The benefits of suffering can never justify the suffering itself. Gemma’s traumatic death is an unwelcome invader and thief. I would trade the gains any day to gain her life. But I cannot, so I will learn from her life instead. I will be transformed by it, but in her honor, not her shame. I must learn to journey life with this devastating bag of agony. Perhaps some stones will be pulled out eventually, but the bag is now part of my life’s uniform.
How can one carry a greater capacity for joy and this heavy agony all at once, for all of their lives? The same terrible event somehow produces these opposing forces.
Somehow God works this evil for the good of those who love Him. I believe, in His common grace, grants some goodness to all sufferers. But can His allowance of these evils really be justified? When all is said and done, and the work of Christ complete, will I believe what He accomplishes through this will be worth it?

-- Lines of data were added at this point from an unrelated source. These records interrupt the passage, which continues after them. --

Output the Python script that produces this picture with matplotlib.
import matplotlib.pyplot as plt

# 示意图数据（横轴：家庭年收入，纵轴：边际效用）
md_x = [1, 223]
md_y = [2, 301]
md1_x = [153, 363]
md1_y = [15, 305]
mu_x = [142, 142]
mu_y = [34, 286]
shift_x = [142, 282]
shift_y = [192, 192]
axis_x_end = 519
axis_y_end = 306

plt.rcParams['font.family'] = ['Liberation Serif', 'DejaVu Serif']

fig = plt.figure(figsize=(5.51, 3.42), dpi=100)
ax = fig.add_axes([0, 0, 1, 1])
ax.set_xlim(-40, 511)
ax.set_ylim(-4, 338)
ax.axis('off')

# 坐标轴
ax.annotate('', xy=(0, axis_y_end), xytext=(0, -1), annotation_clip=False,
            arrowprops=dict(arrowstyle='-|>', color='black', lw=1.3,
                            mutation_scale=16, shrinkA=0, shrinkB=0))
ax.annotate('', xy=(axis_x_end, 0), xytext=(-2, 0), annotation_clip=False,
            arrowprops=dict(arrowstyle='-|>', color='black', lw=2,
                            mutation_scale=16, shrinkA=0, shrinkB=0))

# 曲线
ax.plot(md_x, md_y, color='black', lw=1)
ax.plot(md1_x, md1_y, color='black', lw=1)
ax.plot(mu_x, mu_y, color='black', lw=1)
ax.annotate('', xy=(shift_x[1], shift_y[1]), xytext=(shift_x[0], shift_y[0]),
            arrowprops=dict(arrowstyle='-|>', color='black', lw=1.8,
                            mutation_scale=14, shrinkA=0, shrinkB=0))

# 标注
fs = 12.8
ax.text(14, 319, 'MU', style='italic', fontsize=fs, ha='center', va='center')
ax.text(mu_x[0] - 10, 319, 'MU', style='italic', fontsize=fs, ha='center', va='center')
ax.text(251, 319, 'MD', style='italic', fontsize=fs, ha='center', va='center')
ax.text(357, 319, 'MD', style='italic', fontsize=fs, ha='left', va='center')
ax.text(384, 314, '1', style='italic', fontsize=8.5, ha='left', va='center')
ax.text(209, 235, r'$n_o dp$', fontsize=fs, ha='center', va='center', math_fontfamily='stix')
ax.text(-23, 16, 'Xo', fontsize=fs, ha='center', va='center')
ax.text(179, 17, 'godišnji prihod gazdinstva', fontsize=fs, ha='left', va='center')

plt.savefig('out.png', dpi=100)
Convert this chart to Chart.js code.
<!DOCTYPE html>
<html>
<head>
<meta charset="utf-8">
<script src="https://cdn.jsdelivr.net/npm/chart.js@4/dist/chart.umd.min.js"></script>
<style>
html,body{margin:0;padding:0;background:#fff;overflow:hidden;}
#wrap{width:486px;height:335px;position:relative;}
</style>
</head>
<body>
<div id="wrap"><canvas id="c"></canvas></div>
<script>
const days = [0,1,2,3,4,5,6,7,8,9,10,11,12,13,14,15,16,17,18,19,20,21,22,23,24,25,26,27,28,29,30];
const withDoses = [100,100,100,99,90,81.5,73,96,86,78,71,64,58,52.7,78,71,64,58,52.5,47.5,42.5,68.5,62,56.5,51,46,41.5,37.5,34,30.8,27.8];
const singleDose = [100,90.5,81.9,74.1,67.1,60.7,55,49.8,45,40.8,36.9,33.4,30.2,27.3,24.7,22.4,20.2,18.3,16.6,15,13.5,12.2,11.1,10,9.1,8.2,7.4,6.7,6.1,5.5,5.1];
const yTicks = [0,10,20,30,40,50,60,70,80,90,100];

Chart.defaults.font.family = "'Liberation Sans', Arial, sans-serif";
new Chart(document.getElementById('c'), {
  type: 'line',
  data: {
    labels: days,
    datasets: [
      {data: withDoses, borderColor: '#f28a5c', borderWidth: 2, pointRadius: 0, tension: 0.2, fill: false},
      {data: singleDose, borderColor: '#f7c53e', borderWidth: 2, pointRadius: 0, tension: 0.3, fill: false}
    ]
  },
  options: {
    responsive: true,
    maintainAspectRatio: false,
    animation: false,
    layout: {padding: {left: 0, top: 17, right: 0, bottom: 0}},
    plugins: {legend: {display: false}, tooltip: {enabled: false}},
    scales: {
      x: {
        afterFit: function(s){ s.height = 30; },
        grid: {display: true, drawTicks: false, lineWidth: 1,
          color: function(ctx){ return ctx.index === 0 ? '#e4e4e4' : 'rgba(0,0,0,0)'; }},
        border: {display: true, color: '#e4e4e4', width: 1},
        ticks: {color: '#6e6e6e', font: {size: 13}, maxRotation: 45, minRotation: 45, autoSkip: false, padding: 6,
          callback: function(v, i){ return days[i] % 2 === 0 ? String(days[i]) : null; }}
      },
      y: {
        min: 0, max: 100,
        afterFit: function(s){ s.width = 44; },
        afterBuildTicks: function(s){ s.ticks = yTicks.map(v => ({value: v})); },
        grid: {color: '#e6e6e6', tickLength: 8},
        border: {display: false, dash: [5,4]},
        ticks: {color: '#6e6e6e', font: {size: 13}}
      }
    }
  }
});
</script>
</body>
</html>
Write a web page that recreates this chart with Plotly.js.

Such a terrible question. I don’t know. But if the answer is no, is there any hope of Redemption? Or is painful suffering the totality of what Her death will become? Did she die for nothing? God, I hope not. Can her death be both a terrible unjustifiable evil and yet purposefully allowed for everyone’s ultimate good, including her own? How can this be so?
I go back to the fact that God did not spare His own Son to fix this. For the joy set before the Son He endured crucifixion and rejection by His people, the very creatures He came to redeem. He knows more than any the painful toll this world places on us. He knows death more intimately than I do. He shares an intimacy with my daughter that I cannot.
Either He is who He says He is, or He is not. Either He is the Redeemer and Healer, or He is not.
For me, I will learn to live a life enlarged by suffering, with greater joy and greater sorrow. Side by side. This is what I can do – what I must do. He will have to do the rest.